Bu çerçevede piyasa aksaklıklarının giderilmesi, rekabetçi piyasa mekanizmasının etkin işleyişinin sağlanması, mülkiyet hakkı ve sözleşme serbestisi gibi konular da ele alınacak. Ortaya çıkacak ihtiyaçlara göre mevzuat değişikliği veya idari tedbirler noktasında gereken adımlar kısa sürede atılacak. Kamu gücünü özgürlükleri daraltan değil, özgürlükleri koruyan ve yaşatan temel zemin olarak görmeye devam edeceğiz. Haklarımızı ve özgürlükleri koruyacağımız bir vatana sahip olmak, bu vatanda ezanımızla, bayrağımızla, istiklalimizin sembolü tüm değerlerimizle yaşamak yine önceliklerimizin en başında yer alacak.
Terörle mücadelemizden bölgemizdeki harekatlarımıza, kalkınma gayretlerimizden ekonomideki hedeflerimize kadar tüm çalışmalarımızı bu anlayışla yürütüyoruz.
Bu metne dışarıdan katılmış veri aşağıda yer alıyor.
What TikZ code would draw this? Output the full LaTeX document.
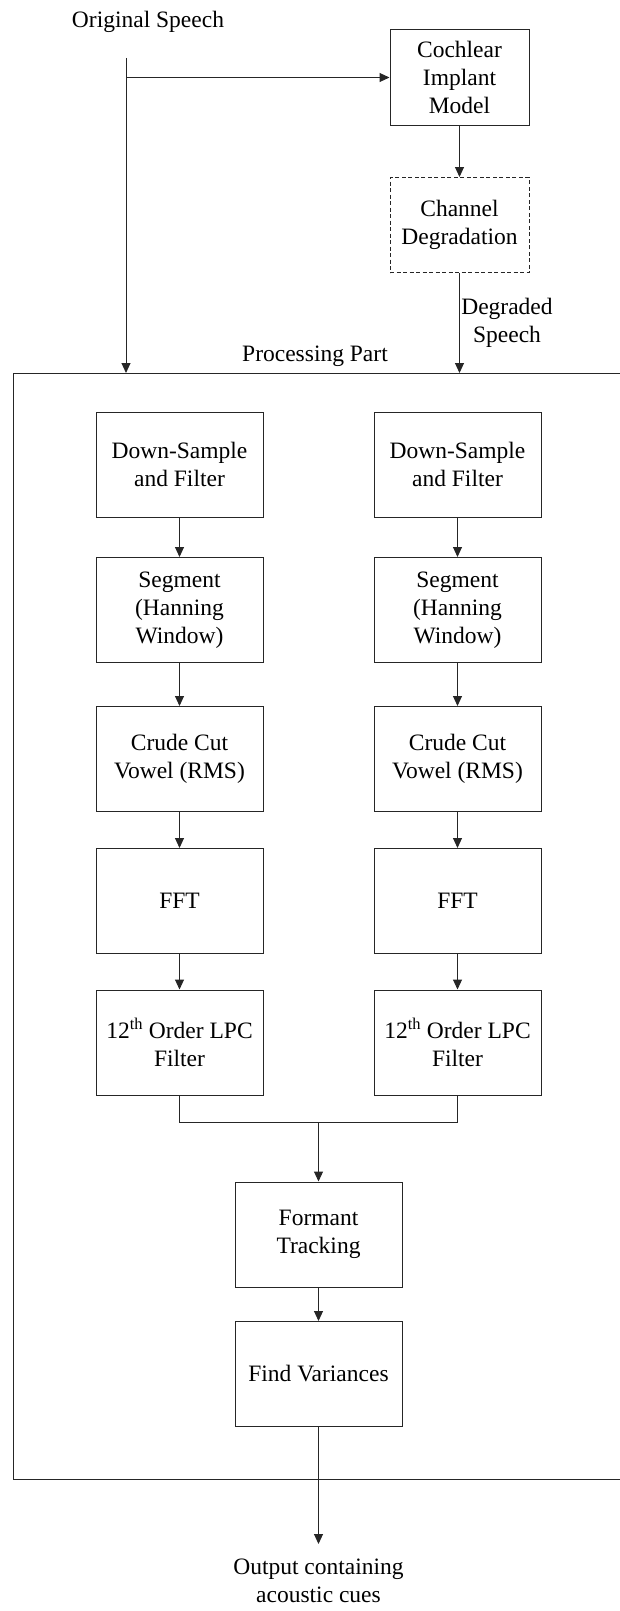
\documentclass[tikz,border=0pt]{standalone}
\usepackage{fontspec}
\setmainfont{Liberation Serif}
\usetikzlibrary{arrows.meta}
\tikzset{
  stage/.style={draw=black!85, line width=1pt, align=center, inner sep=2pt,
    minimum width=167pt, minimum height=105pt},
  front/.style={stage, minimum width=139pt, minimum height=95pt},
  lossy/.style={front, dash pattern=on 4pt off 2.5pt},
  tag/.style={align=center, inner sep=0pt},
  wire/.style={line width=1pt, draw=black!85},
  flow/.style={wire, -{Triangle[length=10pt,width=9pt]}},
}

\begin{document}
\begin{tikzpicture}[x=1pt,y=-1pt,font=\fontsize{23.5}{28}\selectfont]
\useasboundingbox (0,0) rectangle (620,1611);
% source and the implant branch
\node[tag] (orig) at (148,22) {Original Speech};
\node[front] (cim) at (459.5,77.5) {Cochlear\\Implant\\Model};
\node[lossy] (chan) at (459.5,225) {Channel\\Degradation};
\node[tag] (degr) at (507,323) {Degraded\\Speech};
\coordinate (src) at (126,58);
\coordinate (tap) at (src |- cim.west);
\coordinate (inL) at (126,373);
\coordinate (inR) at (459.5,373);
\draw[flow] (src) -- (inL);
\draw[flow] (tap) -- (cim.west);
\draw[flow] (cim) -- (chan);
\draw[flow] (chan) -- (inR);
% processing part (frame runs off the right edge)
\draw[wire] (620,373) -- (13,373) -- (13,1479) -- (620,1479);
\node[tag] (ppart) at (315,356) {Processing Part};
% two identical columns
\foreach \side/\x in {L/179.5,R/457.5} {
  \node[stage] (ds\side) at (\x,464.5) {Down-Sample\\and Filter};
  \node[stage] (seg\side) at (\x,610) {Segment\\(Hanning\\Window)};
  \node[stage] (cut\side) at (\x,759) {Crude Cut\\Vowel (RMS)};
  \node[stage] (fft\side) at (\x,901) {FFT};
  \node[stage] (lpc\side) at (\x,1042.5) {12\textsuperscript{th} Order LPC\\Filter};
  \draw[flow] (ds\side) -- (seg\side);
  \draw[flow] (seg\side) -- (cut\side);
  \draw[flow] (cut\side) -- (fft\side);
  \draw[flow] (fft\side) -- (lpc\side);
}
% merge and tail
\coordinate (join) at (318.5,1122);
\draw[wire] (lpcL.south) |- (join) -| (lpcR.south);
\node[stage] (form) at (318.5,1234.5) {Formant\\Tracking};
\node[stage] (fvar) at (318.5,1374) {Find Variances};
\node[tag, anchor=north, inner ysep=15pt] (out) at (318.5,1544) {Output containing\\acoustic cues};
\draw[flow] (join) -- (form);
\draw[flow] (form) -- (fvar);
\draw[flow] (fvar) -- (out);
\end{tikzpicture}
\end{document}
Bugüne kadar hep altını çizdiğimiz gibi özgürlük ve güvenlik gibi kavramlarının birbirine karşı değil, birbirlerini tamamlayacak şekilde hayat bulmasını sağlamakta kararlıyız” açıklamasında bulundu.
“Can acıtıcı neticelere yol açan tedbirlerin tekrar gündeme gelmesi kaçınılmaz hale gelir”
Korona virüs salgını ile ilgili yapılan çalışmalara ilişkin konuşan Erdoğan, “Salgının ilk başladığı dönemlerdeki öngörülerin çok ötesinde ağır bir durum ile karşı karşıyayız. Sonbahar ile birlikte yeniden tırmanışa geçen hasta ve ölüm sayıları Avrupa ve dünyanın pek çok yerinde tedbirlerin sıkılaştırılması sonucunu doğurdu. Ülkemizde de İstanbul başta olmak üzere kimi şehirlerimizde ciddi seviyelere ulaşan hasta ve ölüm sayıları çok daha dikkatli olmamız gerektiğine işaret ediyor.
Sağlık alt yapımızın ve sağlık çalışanlarımızın sınırlarını zorlamadan temizlik, maske, mesafe kurallarına riayet ederek bu dalgayı atlatmamız gerekecek. Şayet salgının seyri tırmanışını sürdürürse hepimiz için can acıtıcı neticelere yol açan tedbirlerin tekrar gündeme gelmesi kaçınılmaz hale gelir. Türkiye olarak salgınla mücadeleyi ekonomimizi ayakta tutarak başarıya ulaştırma mecburiyetimiz var. Devlet olarak kısa çalışma ödeneğinden sosyal yardımlara kadar her alanda milletimizin yanındayız” dedi.